In order to avoid erasing or minimizing other marginalized individuals we the need to keep our expectations localized to our own lexicons. We need to realize that we can't magically change people's hearts, minds, and histories with our shiny new intentions. We can't expect even some of our political allies to use or accept language in the way we envision. Because, whether we acknowledge it or not, trying to get others that others think of words in the way that we do it is an enforcement of cultural supremacy.
Some reclamation efforts have been too impatient, demanding that people immediately see a particular word differently than they have their whole lives. We need to respect the problematic nature of the words we choose to reclaim. Impatient language reclamation not only ignores both the lived cultural contexts others may have for a word, it also completely ignores the subtle nature of language itself.
Language and culture affect each other. Both are fluid and change, seemingly imperceptibly from year to year. Language and the cultural consciousness are generally slow to shift. I believe that a conscious, minimal, but consistent resistance to the problematic way in which some words are currently used can have some harm-reducing effect. But I try not to get too specific with my vision of "what this word should mean".
Language reclamation isn't about changing people's minds suddenly with a logical argument. It's not an activist effort you can "win" at. There are no significant victory points to be claimed. Your goal should never be for people to think exactly like you, only that they begin to think differently about the way a particular piece of language is used.
What we can do is ask to be recognized with the words we deem the most appropriate. Doing anything more than this runs the risk of erasing or minimizing other communities' history and current culture surrounding those words.
I don't want people who have painful histories and associations with "fag" to give those up. Those histories and associations belong to them. What I do want is to build a future where the word "fag" and the effeminate/nontraditional masculinities it represents are talked about without shame and hatred.

1 comment:

  1. I'd like to thank you for this perspective. As a gay person I have frankly cringed at parts of the gay community aggressively promoting the use of "fag" to describe itself and all LGBT persons. In addition to the problems with this outlined in this article, other authors have pointed out that "faggot" is still a word heavily in circulation in popular culture for extremely cruel purposes. The word is a common insult meant to punish deviations from heteronormative appearances, and the severity intended behind its use is clear: if you are labeled with the f-word, you are so disgusting you shouldn't even exist. Essentially, harkening back to the origins of the word as a slur, invoking the f-word on someone is a curse denoting a wish for direct harm and death.

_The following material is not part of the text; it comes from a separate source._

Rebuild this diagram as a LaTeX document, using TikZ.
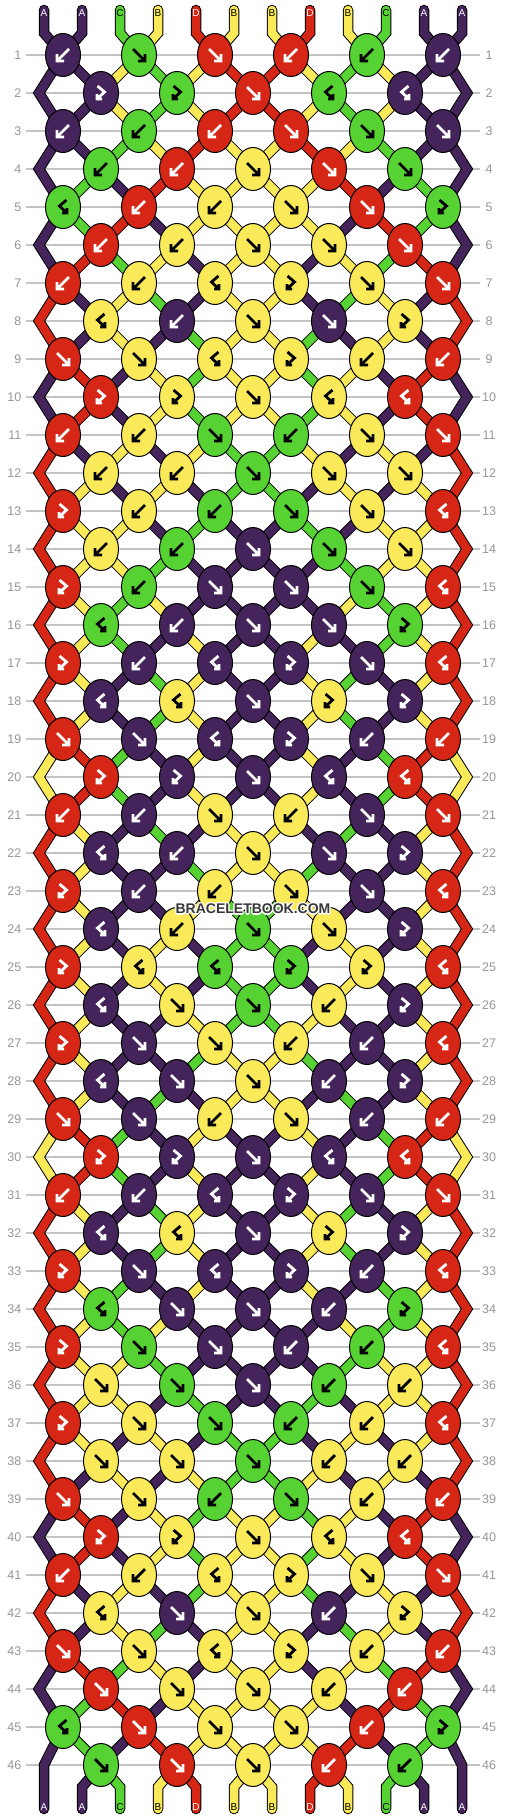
\documentclass[tikz,border=0pt]{standalone}
\usepackage{fontspec}
\setmainfont{Liberation Sans}
\usetikzlibrary{shapes.geometric}
\pgfdeclarelayer{back}
\pgfdeclarelayer{bg}
\pgfdeclarelayer{top}
\pgfsetlayers{back,bg,main,top}
\definecolor{cA}{RGB}{68,36,90}
\definecolor{cB}{RGB}{250,234,90}
\definecolor{cC}{RGB}{86,210,50}
\definecolor{cD}{RGB}{213,38,22}
\colorlet{aA}{white}\colorlet{aB}{black}\colorlet{aC}{black}\colorlet{aD}{white}
\colorlet{lA}{white}\colorlet{lB}{black}\colorlet{lC}{black}\colorlet{lD}{white}
\definecolor{numgray}{RGB}{150,150,150}
\definecolor{linegray}{RGB}{195,195,195}
\definecolor{wmcol}{RGB}{55,55,55}
\newcommand\defrow[2]{\expandafter\def\csname kr#1\endcsname{#2}}
\newcommand\KsSet[2]{\expandafter\xdef\csname ks#1\endcsname{#2}}
\newcommand\KsGet[1]{\csname ks#1\endcsname}
\def\Tf{f}\def\Tb{b}\def\Tfb{fb}\def\Tbf{bf}
\defrow{1}{b,f,f,b,b,b}
\defrow{2}{fb,fb,f,bf,bf}
\defrow{3}{b,b,b,f,f,f}
\defrow{4}{b,b,f,f,f}
\defrow{5}{bf,b,b,f,f,fb}
\defrow{6}{b,b,f,f,f}
\defrow{7}{b,b,bf,fb,f,f}
\defrow{8}{bf,b,f,f,fb}
\defrow{9}{f,f,bf,fb,b,b}
\defrow{10}{fb,fb,f,bf,bf}
\defrow{11}{b,b,f,b,f,f}
\defrow{12}{b,b,f,f,f}
\defrow{13}{fb,b,b,f,f,bf}
\defrow{14}{b,b,f,f,f}
\defrow{15}{fb,b,f,f,f,bf}
\defrow{16}{bf,b,f,f,fb}
\defrow{17}{fb,b,bf,fb,f,bf}
\defrow{18}{bf,bf,f,fb,fb}
\defrow{19}{f,f,bf,fb,b,b}
\defrow{20}{fb,fb,f,bf,bf}
\defrow{21}{b,b,f,b,f,f}
\defrow{22}{bf,b,f,f,fb}
\defrow{23}{fb,b,b,f,f,bf}
\defrow{24}{bf,b,f,f,fb}
\defrow{25}{fb,bf,bf,fb,fb,bf}
\defrow{26}{bf,f,f,b,fb}
\defrow{27}{fb,f,f,b,b,bf}
\defrow{28}{bf,f,f,b,fb}
\defrow{29}{f,f,b,f,b,b}
\defrow{30}{fb,fb,f,bf,bf}
\defrow{31}{b,b,bf,fb,f,f}
\defrow{32}{bf,bf,f,fb,fb}
\defrow{33}{fb,f,bf,fb,b,bf}
\defrow{34}{bf,f,f,b,fb}
\defrow{35}{fb,f,f,b,b,bf}
\defrow{36}{f,f,f,b,b}
\defrow{37}{fb,f,f,b,b,bf}
\defrow{38}{f,f,f,b,b}
\defrow{39}{f,f,b,f,b,b}
\defrow{40}{fb,fb,f,bf,bf}
\defrow{41}{b,b,bf,fb,f,f}
\defrow{42}{bf,f,f,b,fb}
\defrow{43}{f,f,bf,fb,b,b}
\defrow{44}{f,f,f,b,b}
\defrow{45}{bf,f,f,f,b,fb}
\defrow{46}{f,f,f,b,b}
\tikzset{
  knot/.style={ellipse, draw=black, line width=1pt, minimum width=35pt, minimum height=43pt, inner sep=0pt},
  conn/.style={draw=black, line width=1pt, double=#1, double distance=8.5pt, line join=miter, line cap=butt},
  gly/.style={draw=#1, line width=2.8pt, line cap=butt, line join=miter},
  rownum/.style={text=numgray, font=\fontsize{12.5}{12.5}\selectfont, inner sep=0pt},
  toplab/.style={font=\fontsize{10}{10}\selectfont, inner sep=0pt},
  wmk/.style={font=\fontsize{14}{14}\selectfont\bfseries, inner sep=0pt},
}
% incoming connector: #1 position, #2 colour letter, #3 row, #4 knot index
\newcommand\inconn[4]{%
  \edef\conncol{c#2}%
  \ifnum#3=1
    \draw[conn=\conncol, line cap=round] (ts-#1) -- (tb-#1) -- (k-#3-#4.center);
  \else
    \pgfmathtruncatemacro\rprev{#3-1}%
    \pgfmathtruncatemacro\rpprev{#3-2}%
    \pgfmathtruncatemacro\oddprev{mod(\rprev,2)}%
    \ifnum\oddprev=1
      \pgfmathtruncatemacro\srcj{(#1+1)/2}%
      \draw[conn=\conncol] (k-\rprev-\srcj.center) -- (k-#3-#4.center);
    \else
      \ifnum#1=1
        \draw[conn=\conncol] (k-\rpprev-1.center) -- (e-\rprev-1) -- (k-#3-#4.center);
      \else\ifnum#1=12
        \draw[conn=\conncol] (k-\rpprev-6.center) -- (e-\rprev-12) -- (k-#3-#4.center);
      \else
        \pgfmathtruncatemacro\srcj{#1/2}%
        \draw[conn=\conncol] (k-\rprev-\srcj.center) -- (k-#3-#4.center);
      \fi\fi
    \fi
  \fi}
% glyph: #1 type, #2 colour, #3 node
\newcommand\drawglyph[3]{%
  \edef\gtmp{#1}\edef\gcol{#2}%
  \ifx\gtmp\Tf
    \draw[gly=\gcol, shift={(#3.center)}] (-6,-6)--(6,6) (6,-1)--(6,6)--(-1,6);\fi
  \ifx\gtmp\Tb
    \draw[gly=\gcol, shift={(#3.center)}] (6,-6)--(-6,6) (-6,-1)--(-6,6)--(1,6);\fi
  \ifx\gtmp\Tfb
    \draw[gly=\gcol, shift={(#3.center)}] (-3.5,-7)--(3.5,-1)--(-4,6) (-4,1)--(-4,6)--(1,6);\fi
  \ifx\gtmp\Tbf
    \draw[gly=\gcol, shift={(#3.center)}] (3.5,-7)--(-3.5,-1)--(4,6) (4,1)--(4,6)--(-1,6);\fi
}
\begin{document}
\begin{tikzpicture}[x=1pt,y=-1pt]
\useasboundingbox (0,0) rectangle (506,1820);
% background, row numbers and guide lines (one layer block)
\begin{pgfonlayer}{back}
  \fill[white] (0,0) rectangle (506,1820);
  \foreach \rw in {1,...,46}{%
    \pgfmathsetmacro\y{55+38*(\rw-1)}%
    \node[rownum, anchor=east] (nl-\rw) at (21.5,\y) {\rw};
    \node[rownum] (nr-\rw) at (489,\y) {\rw};
    \coordinate (gl-\rw) at (26,\y);
    \coordinate (gr-\rw) at (480,\y);
    \draw[linegray, line width=1.3pt] (gl-\rw) -- (gr-\rw);
  }
\end{pgfonlayer}
% initial strings and top labels
\foreach \stc [count=\ps] in {A,A,C,B,D,B,B,D,B,C,A,A}{%
  \KsSet{\ps}{\stc}%
  \pgfmathsetmacro\xp{44+38*(\ps-1)}%
  \edef\lcol{l\stc}%
  \coordinate (ts-\ps) at (\xp,10);
  \coordinate (tb-\ps) at (\xp,33);
  \node[toplab, text=\lcol] (tl-\ps) at (\xp,13.5) {\stc};
}
% pass 1: knots (simulation)
\foreach \rw in {1,...,46}{%
  \pgfmathtruncatemacro\rodd{mod(\rw,2)}%
  \pgfmathsetmacro\y{55+38*(\rw-1)}%
  \ifnum\rodd=0
    \coordinate (e-\rw-1) at (39,\y);
    \coordinate (e-\rw-12) at (467,\y);
  \fi
  \expandafter\let\expandafter\types\csname kr\rw\endcsname
  \foreach \kt [count=\ki] in \types {%
    \ifnum\rodd=1
      \pgfmathtruncatemacro\posa{2*\ki-1}%
      \pgfmathsetmacro\x{76*\ki-13}%
    \else
      \pgfmathtruncatemacro\posa{2*\ki}%
      \pgfmathsetmacro\x{25+76*\ki}%
    \fi
    \pgfmathtruncatemacro\posb{\posa+1}%
    \edef\cL{\KsGet{\posa}}\edef\cR{\KsGet{\posb}}%
    \expandafter\xdef\csname inL\rw-\ki\endcsname{\cL}%
    \expandafter\xdef\csname inR\rw-\ki\endcsname{\cR}%
    \edef\ktt{\kt}%
    \ifx\ktt\Tf \edef\cK{\cL}\def\sw{1}\fi
    \ifx\ktt\Tb \edef\cK{\cR}\def\sw{1}\fi
    \ifx\ktt\Tfb \edef\cK{\cL}\def\sw{0}\fi
    \ifx\ktt\Tbf \edef\cK{\cR}\def\sw{0}\fi
    \edef\kfill{c\cK}%
    \node[knot, fill=\kfill] (k-\rw-\ki) at (\x,\y) {};
    \drawglyph{\ktt}{a\cK}{k-\rw-\ki}%
    \ifnum\sw=1 \KsSet{\posa}{\cR}\KsSet{\posb}{\cL}\fi
  }%
}
% pass 2: connectors (one layer block)
\begin{pgfonlayer}{bg}
\foreach \rw in {1,...,46}{%
  \pgfmathtruncatemacro\rodd{mod(\rw,2)}%
  \ifnum\rodd=1 \def\nk{6}\else\def\nk{5}\fi
  \foreach \ki in {1,...,\nk}{%
    \ifnum\rodd=1
      \pgfmathtruncatemacro\posa{2*\ki-1}%
    \else
      \pgfmathtruncatemacro\posa{2*\ki}%
    \fi
    \pgfmathtruncatemacro\posb{\posa+1}%
    \edef\cL{\csname inL\rw-\ki\endcsname}%
    \edef\cR{\csname inR\rw-\ki\endcsname}%
    \inconn{\posa}{\cL}{\rw}{\ki}%
    \inconn{\posb}{\cR}{\rw}{\ki}%
  }%
}
% bottom strings
\foreach \ps in {1,...,12}{%
  \pgfmathsetmacro\xp{44+38*(\ps-1)}%
  \edef\stc{\KsGet{\ps}}%
  \edef\conncol{c\stc}%
  \coordinate (bs-\ps) at (\xp,1809);
  \ifnum\ps=1
    \coordinate (bc-\ps) at (\xp,1765);
    \draw[conn=\conncol, line cap=round] (k-45-1.center) -- (bc-\ps) -- (bs-\ps);
  \else\ifnum\ps=12
    \coordinate (bc-\ps) at (\xp,1765);
    \draw[conn=\conncol, line cap=round] (k-45-6.center) -- (bc-\ps) -- (bs-\ps);
  \else
    \pgfmathtruncatemacro\sj{\ps/2}%
    \coordinate (bc-\ps) at (\xp,1787);
    \draw[conn=\conncol, line cap=round] (k-46-\sj.center) -- (bc-\ps) -- (bs-\ps);
  \fi\fi
}
\end{pgfonlayer}
% bottom labels
\foreach \ps in {1,...,12}{%
  \pgfmathsetmacro\xp{44+38*(\ps-1)}%
  \edef\stc{\KsGet{\ps}}%
  \edef\lcol{l\stc}%
  \node[toplab, text=\lcol] (bl-\ps) at (\xp,1807) {\stc};
}
% watermark
\begin{pgfonlayer}{top}
\foreach \dx/\dy [count=\hn] in {-1.2/0,1.2/0,0/-1.2,0/1.2,-1/-1,1/1,-1/1,1/-1}{%
  \node[wmk, text=white] (wh-\hn) at (253+\dx,909+\dy) {BRACELETBOOK.COM};
}
\node[wmk, text=wmcol] (wmark) at (253,909) {BRACELETBOOK.COM};
\end{pgfonlayer}
\end{tikzpicture}
\end{document}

    A further problem is that there is still a lot of serious self-hate within the gay community, especially among younger gay men. I've seen "fag" used in a way that seems to declare "Yeah I'm just a scummy, wretched homosexual. I know it, so what? You can't hurt me, I don't have any pride left." That is not healthy, and not a way towards a future that's good for anyone. It only empowers negative and hateful use of the word further rather than reclaimation.